Classified staff in the various units create contents labels, acid-free strips for special collections materials, and our database management unit creates spine labels. The materials are our responsibility. How we identify them, both for patron use and for inventory control, affects their shelving and their security. We possibly could outsource spine labels for materials which require no special processing (books), [if titles in series were reviewed for possible classed-together titles, and if we could figure out some way to tell a vendor how to consistently handle long music call numbers and other complexities involving series and subseries;] but the unique labels we would still have to create locally. Vendors cannot supply the local labeling needs for all materials.

3. We do our own item record creation of materials in-house:

Classified staff create the inventory of library materials, and provide the item database which allows materials to have a unique barcode number with which to circulate items. We add item notes to these records to document special materials contained in the item, which otherwise might be undocumented, and thus could be easily lost. This is a local function. A vendor could not easily perform this task.
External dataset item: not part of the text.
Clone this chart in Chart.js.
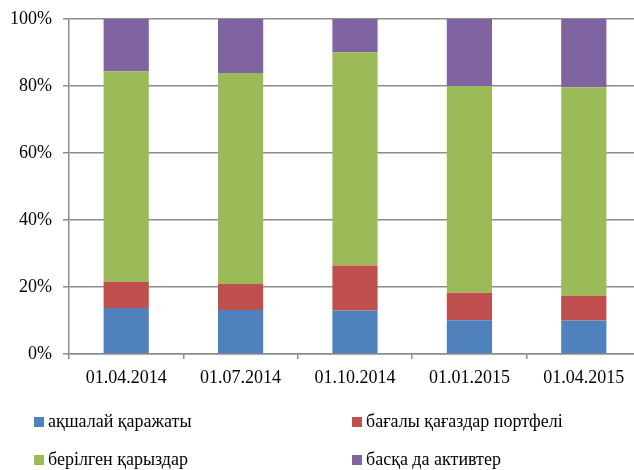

4. We catalog and classify materials:

We not only closely review original, we also review copy, and, to a lesser extent, LC copy. We are in charge of the quality of our database, and what we put in affects our customers access to materials. We provide standard full-level description for materials we acquire, and routinely enhance, [enrich and upgrade] copy found on OCLC by upgrading to AACR2, adding access points that are useful in our collection, and relating records to materials previously cataloged. This is a local function, and vendors cannot do this.
We classify based on what is already existing in our collection, and anticipate change in classification, which always happens as knowledge expands and requires shifting of the organization of this knowledge. We provide the link between the two, so that patrons can more easily find all materials, whether classed together or separately. Our bibliographic database is excellent, and is a cohesive, relational database. That's what catalogers do, and it is done locally. A vendor can provide cataloging, but cannot relate it to materials already existing in the database. That is a local function.

Are these local cataloging functions worth the time and expense of having a local staff of fulltime catalogers/classified staff to perform them?

Yes, if the quality of the bibliographic, authority, and item databases is important to the library because it affects the effectiveness of a patron's search for his or her informational needs, the unique needs of the institution, and the security of materials.